• Objective: Copy each line below in which the string "this" occurs.

• Records for the exercise:
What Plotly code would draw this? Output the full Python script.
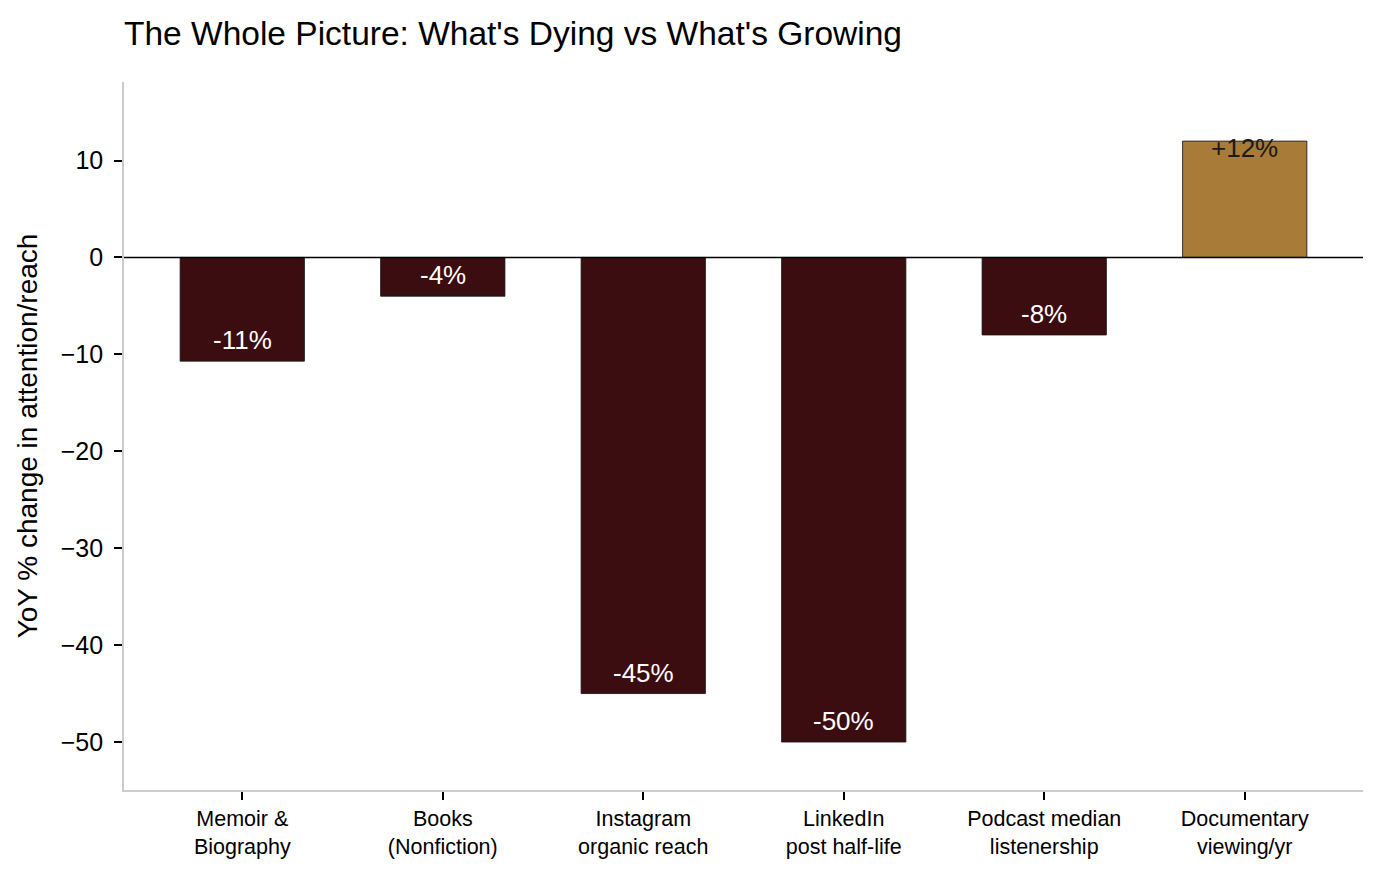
import plotly.graph_objects as go

# --- data ---
categories = ["Memoir &<br>Biography", "Books<br>(Nonfiction)", "Instagram<br>organic reach",
              "LinkedIn<br>post half-life", "Podcast median<br>listenership", "Documentary<br>viewing/yr"]
yoy_change = [-10.7, -4, -45, -50, -8, 12]
y_ticks = [-50, -40, -30, -20, -10, 0, 10]

DARK = "#3b0d11"
GOLD = "#a87b38"
FONT = "Liberation Sans, Arial, Helvetica, sans-serif"

# page body has an 8px margin, so the figure is a bit smaller than the window
W, H = 1367, 859

colors = [GOLD if v > 0 else DARK for v in yoy_change]
x_idx = list(range(len(categories)))

fig = go.Figure()
fig.add_trace(go.Bar(
    x=x_idx,
    y=yoy_change,
    width=0.62,
    marker=dict(color=colors, line=dict(color="#111111", width=0.8)),
    hoverinfo="skip",
))

# value labels just inside the bar ends
for i, v in enumerate(yoy_change):
    fig.add_annotation(
        x=i, y=v, text=f"{v:+.0f}%" if v > 0 else f"{v:.0f}%",
        showarrow=False, yanchor="middle",
        yshift=21 if v < 0 else -7,
        font=dict(family=FONT, size=26, color="white" if v < 0 else "#1a1a1a"),
    )

fig.add_hline(y=0, line=dict(color="black", width=1.6))

fig.update_layout(
    width=W, height=H,
    paper_bgcolor="white", plot_bgcolor="white",
    margin=dict(l=116, r=12, t=74, b=77),
    showlegend=False,
    font=dict(family=FONT, size=22, color="black"),
    title=dict(text="The Whole Picture: What's Dying vs What's Growing",
               x=116 / W, xanchor="left", y=1 - 25 / H, yanchor="middle",
               font=dict(family=FONT, size=33.5, color="black")),
    xaxis=dict(
        tickmode="array", tickvals=x_idx, ticktext=categories,
        range=[-0.59, 5.59], showgrid=False, zeroline=False, automargin=False,
        showline=True, linecolor="#cccccc", linewidth=1.6,
        ticks="outside", ticklen=8, tickwidth=1.6, tickcolor="black",
        tickfont=dict(family=FONT, size=21.5, color="black"),
    ),
    yaxis=dict(
        range=[-54.95, 18.1], tickvals=y_ticks,
        showgrid=False, zeroline=False, automargin=False,
        showline=True, linecolor="#cccccc", linewidth=1.6,
        ticks="outside", ticklen=8, tickwidth=1.6, tickcolor="black",
        ticklabelstandoff=6,
        tickfont=dict(family=FONT, size=25, color="black"),
        title=dict(text="YoY % change in attention/reach",
                   font=dict(family=FONT, size=28, color="black"), standoff=15),
    ),
)

fig.write_html("out.html")
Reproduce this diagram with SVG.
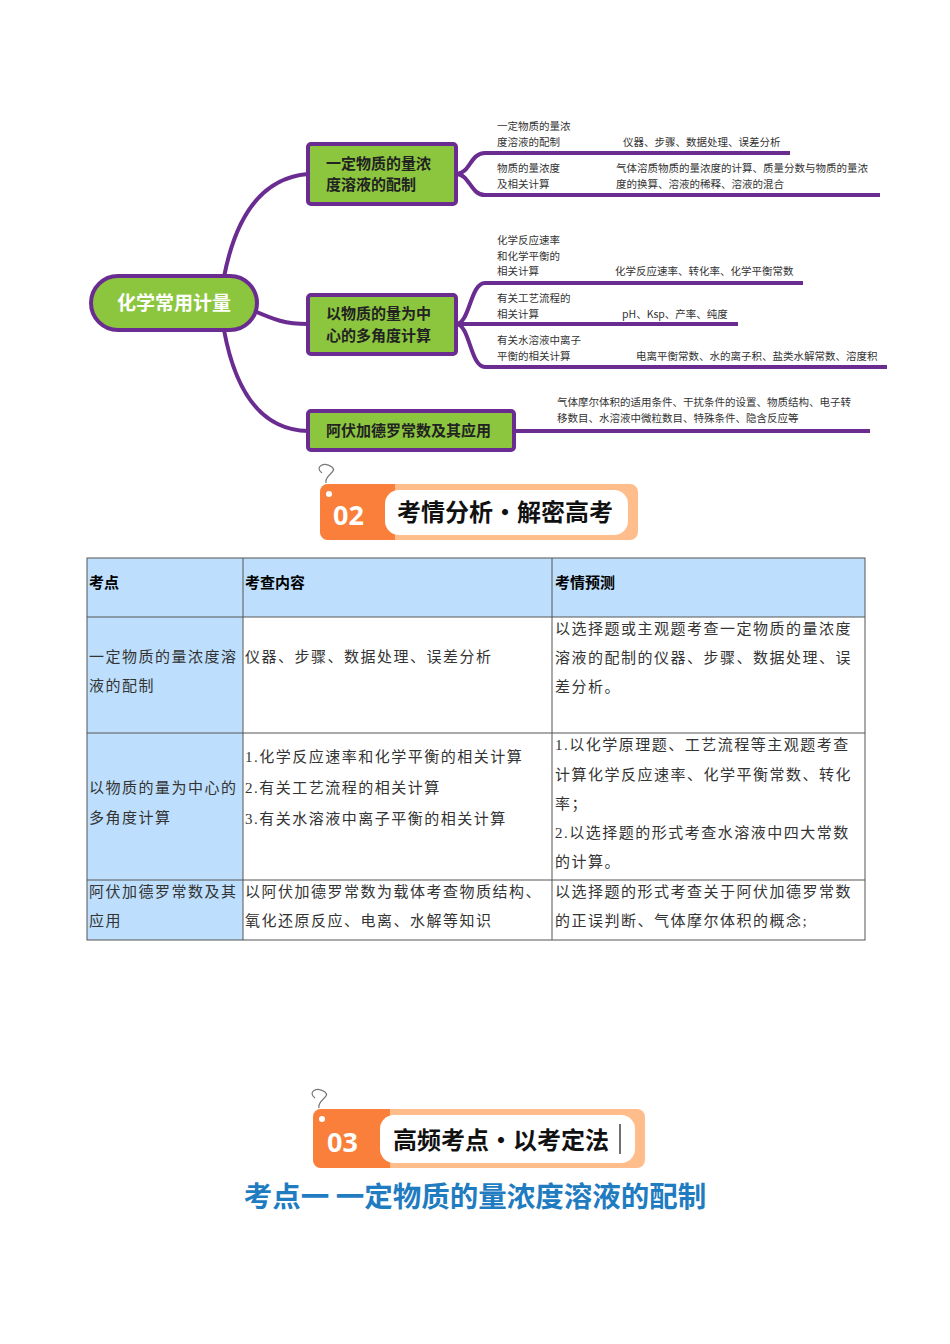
<svg xmlns="http://www.w3.org/2000/svg" width="950" height="1344" viewBox="0 0 950 1344">
<style>
.node{fill:#8CC63F;stroke:#6A2C91;stroke-width:4}
.con{fill:none;stroke:#6A2C91;stroke-width:4}
.nt{font-family:"Noto Sans CJK SC",sans-serif;font-weight:bold;font-size:15px;fill:#222}
.sm{font-family:"Noto Sans CJK SC",sans-serif;font-size:10.5px;fill:#333}
.th{font-family:"Noto Sans CJK SC",sans-serif;font-weight:bold;font-size:15px;fill:#000}
.td{font-family:"Liberation Serif","Noto Sans CJK SC",serif;font-size:15px;letter-spacing:1.5px;fill:#333}
.grid{fill:none;stroke:#555;stroke-width:1}
.bt{font-family:"Noto Sans CJK SC",sans-serif;font-weight:bold;font-size:24px;fill:#111}
.bn{font-family:"Open Sans",sans-serif;font-weight:bold;font-size:27px;fill:#fff}
</style>
<g id="connectors">
<path class="con" d="M224,277 C235,220 260,178 308,174"/>
<path class="con" d="M252,310 C275,320 285,324 308,324"/>
<path class="con" d="M224,330 C235,390 260,430 308,431"/>
<path class="con" d="M456,174 C470,174 470,153 485,153 L790,153"/>
<path class="con" d="M456,174 C470,174 470,195 485,195 L880,195"/>
<path class="con" d="M456,324 C470,324 470,283 485,283 L803,283"/>
<path class="con" d="M456,324 L738,324"/>
<path class="con" d="M456,324 C470,324 470,367 485,367 L887,367"/>
<path class="con" d="M514,431 L870,431"/>
</g>
<g id="root"><rect class="node" x="91" y="276" width="166" height="54" rx="27"/><text x="174" y="310" text-anchor="middle" font-family="Noto Sans CJK SC,sans-serif" font-weight="bold" font-size="19" fill="#fff">化学常用计量</text></g>
<g id="n1"><rect class="node" x="308" y="144" width="148" height="60" rx="3"/><text class="nt" x="326" y="169">一定物质的量浓</text><text class="nt" x="326" y="190">度溶液的配制</text></g>
<g id="n2"><rect class="node" x="308" y="295" width="148" height="59" rx="3"/><text class="nt" x="326" y="319">以物质的量为中</text><text class="nt" x="326" y="341">心的多角度计算</text></g>
<g id="n3"><rect class="node" x="308" y="411" width="206" height="39" rx="3"/><text class="nt" x="326" y="436">阿伏加德罗常数及其应用</text></g>
<g id="leaves">
<text class="sm" x="497" y="130">一定物质的量浓</text><text class="sm" x="497" y="146">度溶液的配制</text><text class="sm" x="623" y="146">仪器、步骤、数据处理、误差分析</text>
<text class="sm" x="497" y="172">物质的量浓度</text><text class="sm" x="497" y="188">及相关计算</text><text class="sm" x="616" y="172">气体溶质物质的量浓度的计算、质量分数与物质的量浓</text><text class="sm" x="616" y="188">度的换算、溶液的稀释、溶液的混合</text>
<text class="sm" x="497" y="244">化学反应速率</text><text class="sm" x="497" y="260">和化学平衡的</text><text class="sm" x="497" y="275">相关计算</text><text class="sm" x="615" y="275">化学反应速率、转化率、化学平衡常数</text>
<text class="sm" x="497" y="302">有关工艺流程的</text><text class="sm" x="497" y="318">相关计算</text><text class="sm" x="622" y="318">pH、Ksp、产率、纯度</text>
<text class="sm" x="497" y="344">有关水溶液中离子</text><text class="sm" x="497" y="360">平衡的相关计算</text><text class="sm" x="636" y="360">电离平衡常数、水的离子积、盐类水解常数、溶度积</text>
<text class="sm" x="557" y="406">气体摩尔体积的适用条件、干扰条件的设置、物质结构、电子转</text><text class="sm" x="557" y="422">移数目、水溶液中微粒数目、特殊条件、隐含反应等</text>
</g>
<g id="banner02">
<path d="M322,473 c-8,-6 2,-12 10,-6 c6,5 -8,8 -6,16" fill="none" stroke="#777" stroke-width="1.2"/>
<rect x="320" y="484" width="318" height="56" rx="8" fill="#FFBD8C"/>
<path d="M328,484 H395 V540 H328 a8,8 0 0 1 -8,-8 V492 a8,8 0 0 1 8,-8z" fill="#F97F3B"/>
<rect x="385" y="490" width="243" height="45" rx="14" fill="#fff"/>
<circle cx="329" cy="494" r="3" fill="#fff"/>
<text class="bn" x="333" y="525">02</text>
<text class="bt" x="397" y="521">考情分析•解密高考</text>
</g>
<g id="table">
<rect x="87" y="558" width="778" height="59" fill="#BDDFFD"/>
<rect x="87" y="617" width="156" height="323" fill="#BDDFFD"/>
<rect class="grid" x="87" y="558" width="778" height="382"/>
<path class="grid" d="M243,558V940M552,558V940M87,617H865M87,733H865M87,880H865"/>
<text class="th" x="89" y="588">考点</text><text class="th" x="245" y="588">考查内容</text><text class="th" x="555" y="588">考情预测</text>
<text class="td" x="89" y="662">一定物质的量浓度溶</text><text class="td" x="89" y="691">液的配制</text>
<text class="td" x="245" y="662">仪器、步骤、数据处理、误差分析</text>
<text class="td" x="555" y="634">以选择题或主观题考查一定物质的量浓度</text><text class="td" x="555" y="663">溶液的配制的仪器、步骤、数据处理、误</text><text class="td" x="555" y="692">差分析。</text>
<text class="td" x="89" y="793">以物质的量为中心的</text><text class="td" x="89" y="823">多角度计算</text>
<text class="td" x="245" y="762">1.化学反应速率和化学平衡的相关计算</text><text class="td" x="245" y="793">2.有关工艺流程的相关计算</text><text class="td" x="245" y="824">3.有关水溶液中离子平衡的相关计算</text>
<text class="td" x="555" y="750">1.以化学原理题、工艺流程等主观题考查</text><text class="td" x="555" y="780">计算化学反应速率、化学平衡常数、转化</text><text class="td" x="555" y="809">率；</text><text class="td" x="555" y="838">2.以选择题的形式考查水溶液中四大常数</text><text class="td" x="555" y="867">的计算。</text>
<text class="td" x="89" y="897">阿伏加德罗常数及其</text><text class="td" x="89" y="926">应用</text>
<text class="td" x="245" y="897">以阿伏加德罗常数为载体考查物质结构、</text><text class="td" x="245" y="926">氧化还原反应、电离、水解等知识</text>
<text class="td" x="555" y="897">以选择题的形式考查关于阿伏加德罗常数</text><text class="td" x="555" y="926">的正误判断、气体摩尔体积的概念;</text>
</g>
<g id="banner03">
<path d="M315,1098 c-8,-6 2,-12 10,-6 c6,5 -8,8 -6,16" fill="none" stroke="#777" stroke-width="1.2"/>
<rect x="313" y="1109" width="332" height="59" rx="8" fill="#FFBD8C"/>
<path d="M321,1109 H390 V1168 H321 a8,8 0 0 1 -8,-8 V1117 a8,8 0 0 1 8,-8z" fill="#F97F3B"/>
<rect x="380" y="1115" width="255" height="48" rx="14" fill="#fff"/>
<circle cx="322" cy="1119" r="3" fill="#fff"/>
<text class="bn" x="327" y="1152">03</text>
<text class="bt" x="393" y="1149">高频考点•以考定法</text>
<line x1="620" y1="1124" x2="620" y2="1154" stroke="#111" stroke-width="1.2"/>
</g>
<text x="475" y="1207" text-anchor="middle" font-family="Noto Sans CJK SC,sans-serif" font-weight="bold" font-size="28.5" fill="#1F7CC1">考点一 一定物质的量浓度溶液的配制</text>
</svg>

• Result of the exercise:
What Plotly code would draw this? Output the full Python script.
Reproduce this diagram with SVG.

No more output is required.